■ Input records:

## Begin

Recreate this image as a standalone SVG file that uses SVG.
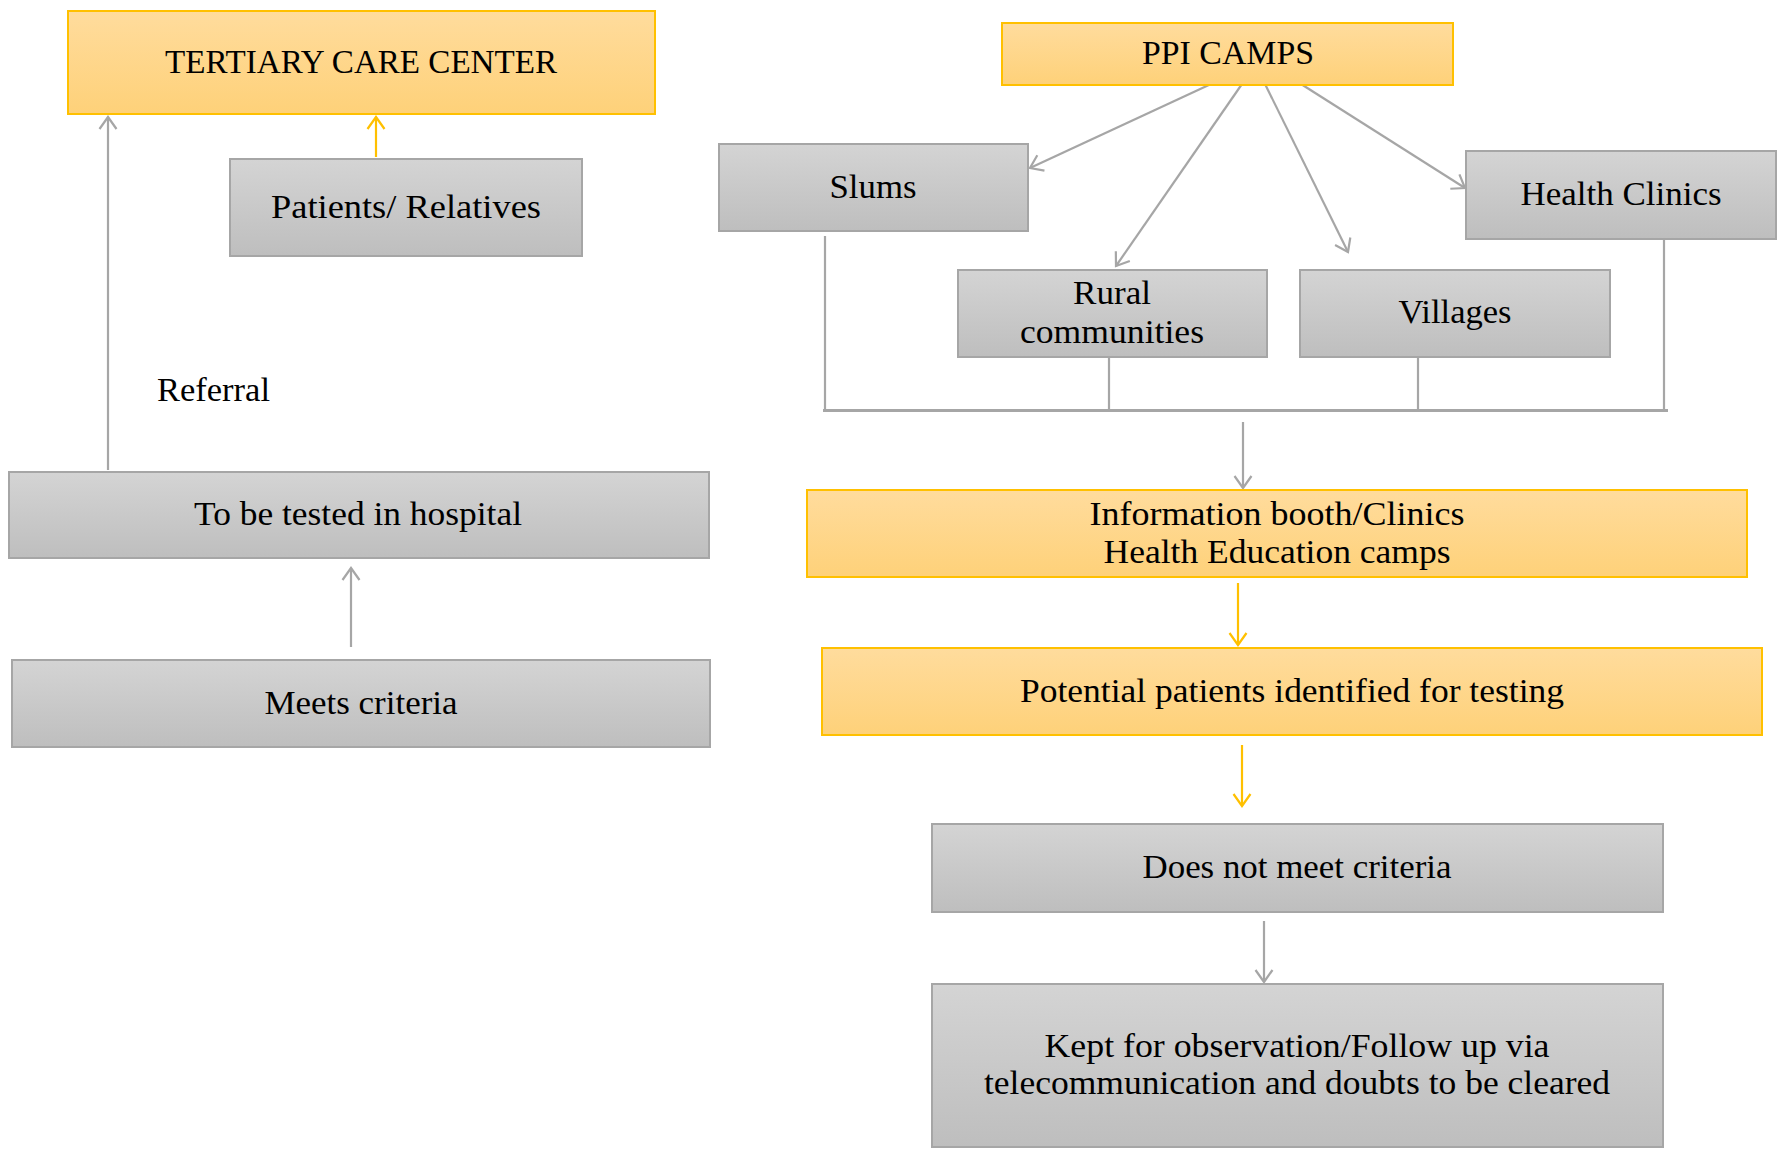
<svg xmlns="http://www.w3.org/2000/svg" width="1780" height="1153" viewBox="0 0 1780 1153">
<defs>
<linearGradient id="gGray" x1="0" y1="0" x2="0" y2="1">
<stop offset="0" stop-color="#d4d4d4"/>
<stop offset="1" stop-color="#bebebe"/>
</linearGradient>
<linearGradient id="gGold" x1="0" y1="0" x2="0" y2="1">
<stop offset="0" stop-color="#ffdc9d"/>
<stop offset="1" stop-color="#fed179"/>
</linearGradient>
<marker id="aGray" markerUnits="userSpaceOnUse" markerWidth="26" markerHeight="26" viewBox="-13 -13 26 26" refX="0" refY="0" orient="auto">
<path d="M-12,-8.5 L0,0 L-12,8.5" fill="none" stroke="#a6a6a6" stroke-width="2.2"/>
</marker>
<marker id="aGold" markerUnits="userSpaceOnUse" markerWidth="26" markerHeight="26" viewBox="-13 -13 26 26" refX="0" refY="0" orient="auto">
<path d="M-12,-8.5 L0,0 L-12,8.5" fill="none" stroke="#ffc000" stroke-width="2.2"/>
</marker>
</defs>
<style>
.gray{fill:url(#gGray);stroke:#a6a6a6;stroke-width:2}
.gold{fill:url(#gGold);stroke:#ffc000;stroke-width:2}
text{font-family:"Liberation Serif","Times New Roman",serif;font-size:33px;fill:#000;text-anchor:middle}
.cg{fill:none;stroke:#a6a6a6;stroke-width:2.2}
.cy{fill:none;stroke:#ffc000;stroke-width:2.2}
</style>
<rect width="1780" height="1153" fill="#fff"/>

<g id="connectors">
<line class="cg" x1="108" y1="470" x2="108" y2="117" marker-end="url(#aGray)"/>
<line class="cy" x1="376" y1="157" x2="376" y2="117" marker-end="url(#aGold)"/>
<line class="cg" x1="351" y1="647" x2="351" y2="568" marker-end="url(#aGray)"/>
<line class="cg" x1="1211" y1="84" x2="1030" y2="168" marker-end="url(#aGray)"/>
<line class="cg" x1="1242" y1="84" x2="1116" y2="266" marker-end="url(#aGray)"/>
<line class="cg" x1="1265" y1="84" x2="1348" y2="252" marker-end="url(#aGray)"/>
<line class="cg" x1="1301" y1="84" x2="1465" y2="188" marker-end="url(#aGray)"/>
<line class="cg" x1="825" y1="236" x2="825" y2="409"/>
<line class="cg" x1="1109" y1="357" x2="1109" y2="409"/>
<line class="cg" x1="1418" y1="353" x2="1418" y2="409"/>
<line class="cg" x1="1664" y1="238" x2="1664" y2="409"/>
<line x1="823" y1="410.5" x2="1668" y2="410.5" stroke="#a6a6a6" stroke-width="3"/>
<line class="cg" x1="1243" y1="422" x2="1243" y2="488" marker-end="url(#aGray)"/>
<line class="cy" x1="1238" y1="583" x2="1238" y2="645" marker-end="url(#aGold)"/>
<line class="cy" x1="1242" y1="745" x2="1242" y2="806" marker-end="url(#aGold)"/>
<line class="cg" x1="1264" y1="921" x2="1264" y2="982" marker-end="url(#aGray)"/>
</g>

<g id="tertiary"><rect class="gold" x="68" y="11" width="587" height="103"/><text x="361" y="73" textLength="392" lengthAdjust="spacingAndGlyphs">TERTIARY CARE CENTER</text></g>
<g id="patients"><rect class="gray" x="230" y="159" width="352" height="97"/><text x="406" y="218" textLength="270" lengthAdjust="spacingAndGlyphs">Patients/ Relatives</text></g>
<g id="referral"><text x="157" y="401" style="text-anchor:start" textLength="113" lengthAdjust="spacingAndGlyphs">Referral</text></g>
<g id="tested"><rect class="gray" x="9" y="472" width="700" height="86"/><text x="358" y="525" textLength="328" lengthAdjust="spacingAndGlyphs">To be tested in hospital</text></g>
<g id="meets"><rect class="gray" x="12" y="660" width="698" height="87"/><text x="361" y="714" textLength="193" lengthAdjust="spacingAndGlyphs">Meets criteria</text></g>

<g id="ppi"><rect class="gold" x="1002" y="23" width="451" height="62"/><text x="1228" y="64" textLength="172" lengthAdjust="spacingAndGlyphs">PPI CAMPS</text></g>
<g id="slums"><rect class="gray" x="719" y="144" width="309" height="87"/><text x="873" y="198" textLength="87" lengthAdjust="spacingAndGlyphs">Slums</text></g>
<g id="health"><rect class="gray" x="1466" y="151" width="310" height="88"/><text x="1621" y="205" textLength="201" lengthAdjust="spacingAndGlyphs">Health Clinics</text></g>
<g id="rural"><rect class="gray" x="958" y="270" width="309" height="87"/><text x="1112" y="304" textLength="78" lengthAdjust="spacingAndGlyphs">Rural</text><text x="1112" y="343" textLength="184" lengthAdjust="spacingAndGlyphs">communities</text></g>
<g id="villages"><rect class="gray" x="1300" y="270" width="310" height="87"/><text x="1455" y="323" textLength="113" lengthAdjust="spacingAndGlyphs">Villages</text></g>
<g id="info"><rect class="gold" x="807" y="490" width="940" height="87"/><text x="1277" y="525" textLength="375" lengthAdjust="spacingAndGlyphs">Information booth/Clinics</text><text x="1277" y="563" textLength="347" lengthAdjust="spacingAndGlyphs">Health Education camps</text></g>
<g id="potential"><rect class="gold" x="822" y="648" width="940" height="87"/><text x="1292" y="702" textLength="544" lengthAdjust="spacingAndGlyphs">Potential patients identified for testing</text></g>
<g id="notmeet"><rect class="gray" x="932" y="824" width="731" height="88"/><text x="1297" y="878" textLength="309" lengthAdjust="spacingAndGlyphs">Does not meet criteria</text></g>
<g id="kept"><rect class="gray" x="932" y="984" width="731" height="163"/><text x="1297" y="1057" textLength="505" lengthAdjust="spacingAndGlyphs">Kept for observation/Follow up via</text><text x="1297" y="1094" textLength="626" lengthAdjust="spacingAndGlyphs">telecommunication and doubts to be cleared</text></g>
</svg>
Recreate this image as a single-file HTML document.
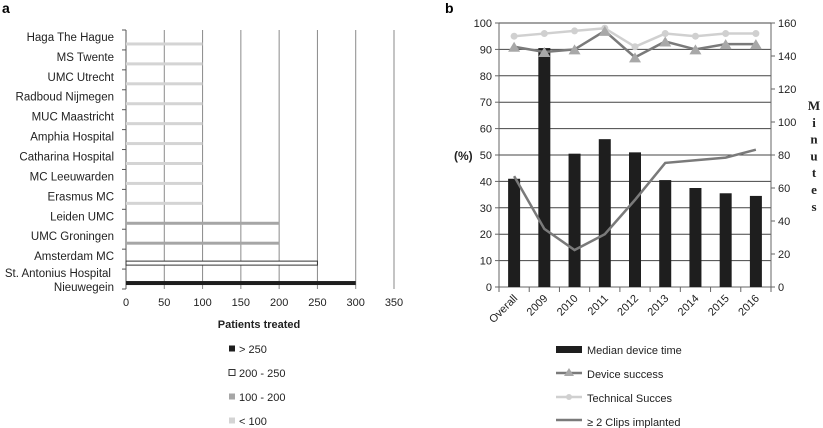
<!DOCTYPE html>
<html><head><meta charset="utf-8"><style>
html,body{margin:0;padding:0;background:#fff}
svg{display:block;font-family:"Liberation Sans",sans-serif}
</style></head><body>
<svg id="s" width="823" height="428" viewBox="0 0 823 428">
<text x="2" y="13" font-size="14" font-weight="bold">a</text>
<text x="445" y="13" font-size="14" font-weight="bold">b</text>
<g id="ga"></g>
<g id="gb"></g>
</svg>
<script>
const hospitals=["Haga The Hague","MS Twente","UMC Utrecht","Radboud Nijmegen","MUC Maastricht","Amphia Hospital","Catharina Hospital","MC Leeuwarden","Erasmus MC","Leiden UMC","UMC Groningen","Amsterdam MC","St. Antonius Hospital|Nieuwegein"];
const patients=[100,100,100,100,100,100,100,100,100,200,200,250,300];
const xTicksA=[0,50,100,150,200,250,300,350];
const years=["Overall","2009","2010","2011","2012","2013","2014","2015","2016"];
const medianTime=[41,90.5,50.5,56,51,40.5,37.5,35.5,34.5];
const deviceSuccess=[91,89,90,97,87,93,90,92,92];
const technicalSuccess=[95,96,97,98,91,96,95,96,96];
const clips=[42,22,14,20,33,47,48,49,52];
const yTicksL=[0,10,20,30,40,50,60,70,80,90,100];
const yTicksR=[0,20,40,60,80,100,120,140,160];
const NS="http://www.w3.org/2000/svg";
function mk(p,t,a,txt){const e=document.createElementNS(NS,t);for(const k in a)e.setAttribute(k,a[k]);if(txt!==undefined)e.textContent=txt;p.appendChild(e);return e;}
// Panel a
const ga=document.getElementById('ga');
const ax0=126,ax1=394,ay0=30,ay1=289;
const xa=v=>ax0+(v/350)*(ax1-ax0);
const band=(ay1-ay0)/hospitals.length;
xTicksA.forEach(t=>{
 if(t>0){const g=mk(ga,'line',{x1:xa(t),x2:xa(t),y1:ay0,y2:ay1,stroke:'#8a8a8a','stroke-width':1});
 
 }
 const l=mk(ga,'text',{x:xa(t),y:ay1+17,'font-size':11,'text-anchor':'middle',fill:'#222'},t);
 
 
});
mk(ga,'line',{x1:ax0,x2:ax0,y1:ay0,y2:ay1,stroke:'#555'});
for(let i=0;i<=hospitals.length;i++){mk(ga,'line',{x1:ax0-4,x2:ax0,y1:ay0+i*band,y2:ay0+i*band,stroke:'#555'});}
hospitals.forEach((h,i)=>{
 const cy=ay0+(i+0.5)*band;
 const parts=h.split('|');
 if(parts.length==1){const t=mk(ga,'text',{x:114,y:cy+1,'font-size':11.5,'text-anchor':'end',fill:'#222'},h);
  
  }
 else{parts.forEach((p,j)=>{const t=mk(ga,'text',{x:j==0?111:114,y:cy-2+j*14,'font-size':11.5,'text-anchor':'end',fill:'#222'},p);
  
  });}
 const v=patients[i];let fill,stroke='none',h2=3;
 if(v>250){fill='#1e1e1e';h2=4}else if(v>200){fill='#fff';stroke='#333';h2=4}else if(v>100){fill='#a6a6a6'}else fill='#d4d4d4';
 const r=mk(ga,'rect',{x:ax0,y:cy+4-h2/2,width:xa(v)-ax0,height:h2,fill:fill,stroke:stroke});
 
 
});
const at=mk(ga,'text',{x:259,y:328,'font-size':11,'font-weight':'bold','text-anchor':'middle',fill:'#222'},'Patients treated');


const legA=[['> 250','#1e1e1e','none'],['200 - 250','#fff','#333'],['100 - 200','#a6a6a6','none'],['< 100','#d4d4d4','none']];
legA.forEach((l,i)=>{const y=349+i*24;
 const r=mk(ga,'rect',{x:229,y:y-3.5,width:6,height:6,fill:l[1],stroke:l[2]});
 
 
 const t=mk(ga,'text',{x:239,y:y+4,'font-size':11,fill:'#222'},l[0]);
 
 });
// Panel b
const gb=document.getElementById('gb');
const bx0=499,bx1=771,by0=287,by1=23;
const yl=v=>by0+(v/100)*(by1-by0);
const yr=v=>by0+(v/160)*(by1-by0);
const cw=(bx1-bx0)/years.length;
const xc=i=>bx0+(i+0.5)*cw;
yTicksL.forEach(t=>{
 const g=mk(gb,'line',{x1:bx0,x2:bx1,y1:yl(t),y2:yl(t),stroke:t==0?'#666':'#444','stroke-width':1});
 
 
 mk(gb,'line',{x1:bx0-4,x2:bx0,y1:yl(t),y2:yl(t),stroke:'#666'});
 const l=mk(gb,'text',{x:bx0-7,y:yl(t)+4,'font-size':11,'text-anchor':'end',fill:'#222'},t);
 
 
});
yTicksR.forEach(t=>{
 mk(gb,'line',{x1:bx1,x2:bx1+4,y1:yr(t),y2:yr(t),stroke:'#666'});
 const l=mk(gb,'text',{x:bx1+7,y:yr(t)+4,'font-size':11,fill:'#222'},t);
 
 
});
mk(gb,'line',{x1:bx0,x2:bx0,y1:by1,y2:by0,stroke:'#666'});
mk(gb,'line',{x1:bx1,x2:bx1,y1:by1,y2:by0,stroke:'#666'});
for(let i=0;i<=years.length;i++)mk(gb,'line',{x1:bx0+i*cw,x2:bx0+i*cw,y1:by0,y2:by0+5,stroke:'#666'});
years.forEach((y,i)=>{
 const b=mk(gb,'rect',{x:xc(i)-6,y:yl(medianTime[i]),width:12,height:by0-yl(medianTime[i]),fill:'#1e1e1e'});
 
 
 const t=mk(gb,'text',{x:xc(i)+4,y:by0+12,'font-size':11,'text-anchor':'end',fill:'#222',transform:`rotate(-45 ${xc(i)+4} ${by0+12})`},y);
 
 
});
function series(vals,color,w,name){
 const p=mk(gb,'polyline',{points:vals.map((v,i)=>xc(i)+','+yl(v)).join(' '),fill:'none',stroke:color,'stroke-width':w});
 
 
}
series(clips,'#7a7a7a',2.5,'clips-line');
series(technicalSuccess,'#d0d0d0',2.5,'technical-success-line');
technicalSuccess.forEach((v,i)=>{const c=mk(gb,'circle',{cx:xc(i),cy:yl(v),r:3.5,fill:'#d0d0d0'});
 
 });
series(deviceSuccess,'#7a7a7a',2.5,'device-success-line');
deviceSuccess.forEach((v,i)=>{const x=xc(i),y=yl(v);
 const c=mk(gb,'polygon',{points:`${x},${y-5} ${x-6},${y+5} ${x+6},${y+5}`,fill:'#a8a8a8'});
 
 });
const pl=mk(gb,'text',{x:454,y:160,'font-size':12,'font-weight':'bold',fill:'#222'},'(%)');


const rt=mk(gb,'text',{x:814,y:0,'font-size':13,'font-weight':'bold','text-anchor':'middle',fill:'#222','font-family':'Liberation Serif, serif'});


'Minutes'.split('').forEach((c,i)=>{mk(rt,'tspan',{x:814,y:110+i*16.8},c);});
// legend b
const lr=mk(gb,'rect',{x:556,y:346,width:26,height:7,fill:'#1e1e1e'});


mk(gb,'line',{x1:556,x2:582,y1:373,y2:373,stroke:'#7a7a7a','stroke-width':2.5});
mk(gb,'polygon',{points:'569,368 564,376 574,376',fill:'#a8a8a8'});
mk(gb,'line',{x1:556,x2:582,y1:397,y2:397,stroke:'#d0d0d0','stroke-width':2.5});
mk(gb,'circle',{cx:569,cy:397,r:3,fill:'#d0d0d0'});
mk(gb,'line',{x1:556,x2:582,y1:420,y2:420,stroke:'#7a7a7a','stroke-width':2.5});
['Median device time','Device success','Technical Succes','≥ 2 Clips implanted'].forEach((s,i)=>{
 const t=mk(gb,'text',{x:587,y:354+i*24,'font-size':11,fill:'#222'},s);
 
 });
</script>
</body></html>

## End

■ Aim:
Scan the listing above. Gather each line that contains the word "Recreate".

■ Finished answer:
Recreate this image as a standalone SVG file that uses SVG.
Recreate this image as a single-file HTML document.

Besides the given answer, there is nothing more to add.